Required task: Leaving out the pictures, retype the lines from the beginning of the listing through the line containing "const redSoldier = makeSoldier('#e60a1e');".

Source data:

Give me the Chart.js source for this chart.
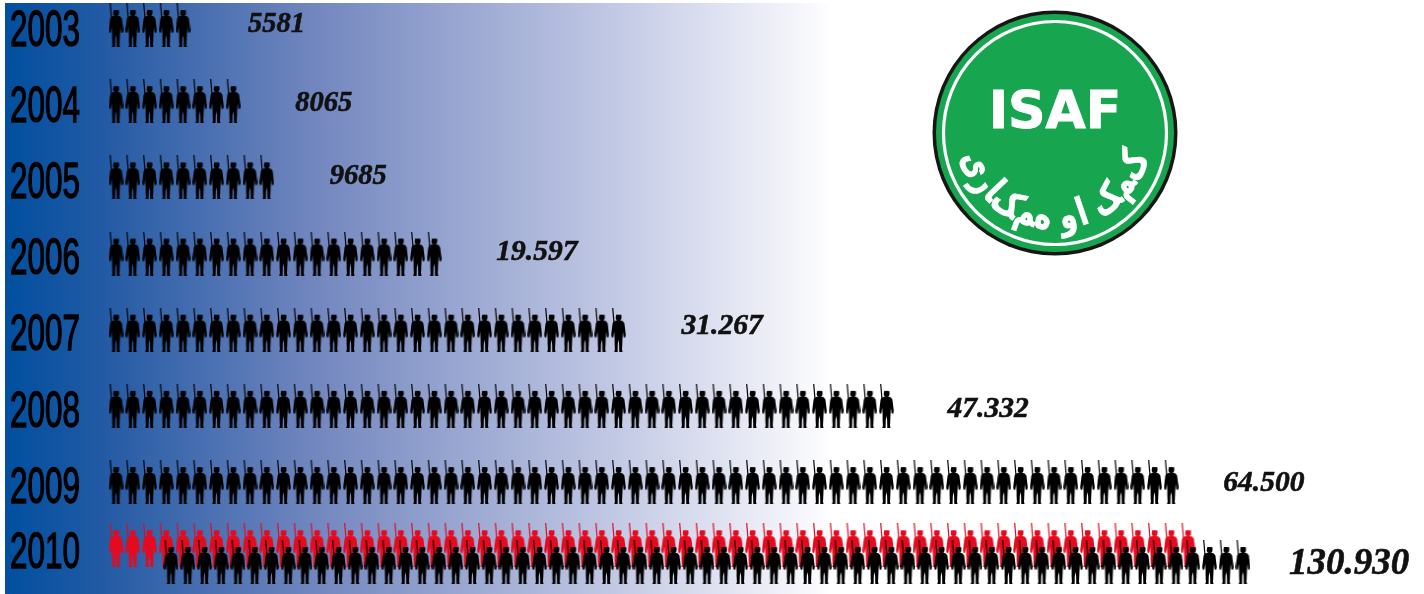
<!DOCTYPE html>
<html>
<head>
<meta charset="utf-8">
<title>ISAF</title>
<script src="https://cdn.jsdelivr.net/npm/chart.js"></script>
<style>
  html, body { margin: 0; padding: 0; background: #fff; overflow: hidden; }
  canvas { display: block; }
</style>
</head>
<body>
<canvas id="chart" width="1424" height="594"></canvas>
<script>
const years = [2003, 2004, 2005, 2006, 2007, 2008, 2009, 2010];
const valueLabels = ['5581', '8065', '9685', '19.597', '31.267', '47.332', '64.500', '130.930'];
// ein Soldat = ca. 1000 Mann
const soldierCounts = [5, 8, 10, 20, 31, 47, 64, 65];
const blackCount2010 = 65;

// Layout
const W = 1424, H = 594;
const PITCH = 16.75, FIRST_X = 116;
const ROW_FIRST = 25, ROW_STEP = 76.17;
const RED_ROW_SHIFT = -0.17, BLACK_ROW_SHIFT = 0.05, BLACK_START = 3.28;
const labelGaps = [65, 62, 63, 62, 63, 61, 52, 46];
const labelDy = [0, 2, -1, -1, -3, 4, 1, 6];
const labelSizes = [28.5, 28.5, 28.5, 29.5, 29.5, 29.5, 29.5, 37];
const yearDy = [7, 7, 7, 7, 7, 7, 7, -4];

function makeSoldier(color) {
  const c = document.createElement('canvas');
  c.width = 15;
  c.height = 44;
  const g = c.getContext('2d');
  g.fillStyle = color;
  g.strokeStyle = color;
  // Gewehr
  g.lineWidth = 1.2;
  g.beginPath();
  g.moveTo(1.7, 0);
  g.lineTo(3.2, 18);
  g.stroke();
  // Kopf
  g.beginPath();
  g.arc(7.6, 10, 2.9, 0, Math.PI * 2);
  g.fill();
  g.fillRect(5, 7.2, 5.4, 2.2);
  // Körper
  const pts = [[6.4, 12.5], [3.2, 13.4], [1.6, 15.5], [0.2, 27], [0.7, 29.8], [2.4, 29.4], [3.2, 24],
    [3.6, 31], [3.6, 36], [3.9, 42], [3.2, 44], [6.6, 44], [6.8, 36], [7.5, 32], [8.1, 36],
    [8.3, 44], [11.6, 44], [11, 42], [11.3, 36], [11.5, 31], [12, 24], [12.6, 29.4], [14.3, 29.8],
    [14.8, 27], [13.4, 15.5], [11.8, 13.4], [8.8, 12.5]];
  g.beginPath();
  pts.forEach((p, i) => i ? g.lineTo(p[0], p[1]) : g.moveTo(p[0], p[1]));
  g.closePath();
  g.fill();
  return c;
}

const blackSoldier = makeSoldier('#000');
const redSoldier = makeSoldier('#e60a1e');

function rowPoints(count, y, start) {
  const pts = [];
  for (let i = 0; i < count; i++) pts.push({ x: start + i, y: y });
  return pts;
}

function soldierDataset(data, img) {
  // kleiner Radius: das Bild bestimmt die Größe
  return { data, pointStyle: img, pointRadius: 0.1, pointBorderWidth: 0, borderWidth: 0, showLine: false, clip: false };
}

const datasets = [];
years.forEach((y, i) => {
  if (y !== 2010) datasets.push(soldierDataset(rowPoints(soldierCounts[i], y, 0), blackSoldier));
});
// 2010: schwarze Reihe liegt über der roten
datasets.push(soldierDataset(rowPoints(blackCount2010, 2010 + BLACK_ROW_SHIFT, BLACK_START), blackSoldier));
datasets.push(soldierDataset(rowPoints(soldierCounts[7], 2010 + RED_ROW_SHIFT, 0), redSoldier));

const backgroundPlugin = {
  id: 'background',
  beforeDraw(chart) {
    const ctx = chart.ctx;
    const grad = ctx.createLinearGradient(5, 0, 828, 0);
    grad.addColorStop(0, '#004f9f');
    grad.addColorStop(0.12, '#235aa4');
    grad.addColorStop(0.38, '#7387bf');
    grad.addColorStop(0.7, '#b9c1e0');
    grad.addColorStop(0.9, '#e6e8f4');
    grad.addColorStop(1, '#fdfdff');
    ctx.save();
    ctx.fillStyle = '#fff';
    ctx.fillRect(0, 0, W, H);
    ctx.fillStyle = grad;
    ctx.fillRect(5, 3, 823, H - 3);
    ctx.restore();
  }
};

function drawLogo(ctx) {
  const cx = 1055, cy = 133;
  ctx.save();
  ctx.fillStyle = '#161616';
  ctx.beginPath();
  ctx.arc(cx, cy, 122.5, 0, Math.PI * 2);
  ctx.fill();
  ctx.fillStyle = '#17a550';
  ctx.beginPath();
  ctx.arc(cx, cy, 119, 0, Math.PI * 2);
  ctx.fill();
  ctx.strokeStyle = '#fff';
  ctx.lineWidth = 3.2;
  ctx.beginPath();
  ctx.arc(cx, cy, 111.5, 0, Math.PI * 2);
  ctx.stroke();

  ctx.fillStyle = '#fff';
  ctx.strokeStyle = '#fff';
  ctx.lineWidth = 1;
  ctx.font = 'bold 52px "DejaVu Sans"';
  ctx.textAlign = 'center';
  ctx.textBaseline = 'alphabetic';
  ctx.fillText('ISAF', cx, 128);
  ctx.strokeText('ISAF', cx, 128);

  // Schrift auf dem Bogen, von rechts nach links
  const parts = ['ک\u200d', '\u200dم\u200d', '\u200dک', 'ا', 'و', 'ه\u200d', '\u200dم\u200d', '\u200dک\u200d', '\u200dا', 'ر', 'ی'];
  const gaps = [0, 0, 0, 16, 4, 16, 0, 0, 0, 2, 2];
  const r = 96;
  ctx.font = 'bold 38px "DejaVu Sans"';
  ctx.textAlign = 'center';
  ctx.lineWidth = 0.8;
  let total = 0;
  const widths = parts.map(p => ctx.measureText(p).width);
  widths.forEach((w, i) => { total += w + gaps[i]; });
  const span = (152 * Math.PI / 180) * r;
  const k = span / total;
  let pos = 0;
  parts.forEach((p, i) => {
    pos += gaps[i] * k;
    const mid = pos + widths[i] * k / 2;
    const a = (span / 2 - mid) / r;  // 0 = unten, + = rechts
    ctx.save();
    ctx.translate(cx + Math.sin(a) * r, cy + Math.cos(a) * r);
    ctx.rotate(-a);
    ctx.scale(k, 1);
    ctx.fillText(p, 0, 0);
    ctx.strokeText(p, 0, 0);
    ctx.restore();
    pos += widths[i] * k;
  });
  ctx.restore();
}

const labelPlugin = {
  id: 'labels',
  afterDatasetsDraw(chart) {
    const ctx = chart.ctx;
    const xs = chart.scales.x, ys = chart.scales.y;
    years.forEach((y, i) => {
      const py = ys.getPixelForValue(y);
      // Jahreszahl, schmal gezogen
      ctx.save();
      ctx.fillStyle = '#000';
      ctx.textBaseline = 'middle';
      ctx.textAlign = 'left';
      ctx.font = '50px "Liberation Sans Narrow", "Liberation Sans"';
      const w = ctx.measureText(String(y)).width;
      ctx.translate(10, py + yearDy[i]);
      ctx.scale(70 / w, 1);
      ctx.lineWidth = 1.4;
      ctx.strokeStyle = '#000';
      ctx.strokeText(String(y), 0, 0);
      ctx.fillText(String(y), 0, 0);
      ctx.restore();

      // Zahl hinter der Reihe
      const last = i === 7 ? BLACK_START + blackCount2010 - 1 : soldierCounts[i] - 1;
      ctx.save();
      ctx.fillStyle = '#111';
      ctx.strokeStyle = '#111';
      ctx.lineWidth = 0.6;
      ctx.textBaseline = 'middle';
      ctx.textAlign = 'left';
      ctx.font = 'italic bold ' + labelSizes[i] + 'px "Liberation Serif"';
      const lx = xs.getPixelForValue(last) + labelGaps[i], ly = py + labelDy[i];
      ctx.fillText(valueLabels[i], lx, ly);
      ctx.strokeText(valueLabels[i], lx, ly);
      ctx.restore();
    });
    drawLogo(ctx);
  }
};

new Chart(document.getElementById('chart'), {
  type: 'scatter',
  data: { datasets },
  plugins: [backgroundPlugin, labelPlugin],
  options: {
    responsive: false,
    animation: false,
    layout: { padding: 0, autoPadding: false },
    plugins: { legend: { display: false }, tooltip: { enabled: false } },
    scales: {
      x: { type: 'linear', display: false, min: -FIRST_X / PITCH, max: (W - FIRST_X) / PITCH },
      y: {
        type: 'linear', display: false, reverse: true,
        min: years[0] - ROW_FIRST / ROW_STEP,
        max: years[0] + (H - ROW_FIRST) / ROW_STEP
      }
    }
  }
});
</script>
</body>
</html>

Written answer:
Give me the Chart.js source for this chart.
<!DOCTYPE html>
<html>
<head>
<meta charset="utf-8">
<title>ISAF</title>
<script src="https://cdn.jsdelivr.net/npm/chart.js"></script>
<style>
  html, body { margin: 0; padding: 0; background: #fff; overflow: hidden; }
  canvas { display: block; }
</style>
</head>
<body>
<canvas id="chart" width="1424" height="594"></canvas>
<script>
const years = [2003, 2004, 2005, 2006, 2007, 2008, 2009, 2010];
const valueLabels = ['5581', '8065', '9685', '19.597', '31.267', '47.332', '64.500', '130.930'];
// ein Soldat = ca. 1000 Mann
const soldierCounts = [5, 8, 10, 20, 31, 47, 64, 65];
const blackCount2010 = 65;

// Layout
const W = 1424, H = 594;
const PITCH = 16.75, FIRST_X = 116;
const ROW_FIRST = 25, ROW_STEP = 76.17;
const RED_ROW_SHIFT = -0.17, BLACK_ROW_SHIFT = 0.05, BLACK_START = 3.28;
const labelGaps = [65, 62, 63, 62, 63, 61, 52, 46];
const labelDy = [0, 2, -1, -1, -3, 4, 1, 6];
const labelSizes = [28.5, 28.5, 28.5, 29.5, 29.5, 29.5, 29.5, 37];
const yearDy = [7, 7, 7, 7, 7, 7, 7, -4];

function makeSoldier(color) {
  const c = document.createElement('canvas');
  c.width = 15;
  c.height = 44;
  const g = c.getContext('2d');
  g.fillStyle = color;
  g.strokeStyle = color;
  // Gewehr
  g.lineWidth = 1.2;
  g.beginPath();
  g.moveTo(1.7, 0);
  g.lineTo(3.2, 18);
  g.stroke();
  // Kopf
  g.beginPath();
  g.arc(7.6, 10, 2.9, 0, Math.PI * 2);
  g.fill();
  g.fillRect(5, 7.2, 5.4, 2.2);
  // Körper
  const pts = [[6.4, 12.5], [3.2, 13.4], [1.6, 15.5], [0.2, 27], [0.7, 29.8], [2.4, 29.4], [3.2, 24],
    [3.6, 31], [3.6, 36], [3.9, 42], [3.2, 44], [6.6, 44], [6.8, 36], [7.5, 32], [8.1, 36],
    [8.3, 44], [11.6, 44], [11, 42], [11.3, 36], [11.5, 31], [12, 24], [12.6, 29.4], [14.3, 29.8],
    [14.8, 27], [13.4, 15.5], [11.8, 13.4], [8.8, 12.5]];
  g.beginPath();
  pts.forEach((p, i) => i ? g.lineTo(p[0], p[1]) : g.moveTo(p[0], p[1]));
  g.closePath();
  g.fill();
  return c;
}

const blackSoldier = makeSoldier('#000');
const redSoldier = makeSoldier('#e60a1e');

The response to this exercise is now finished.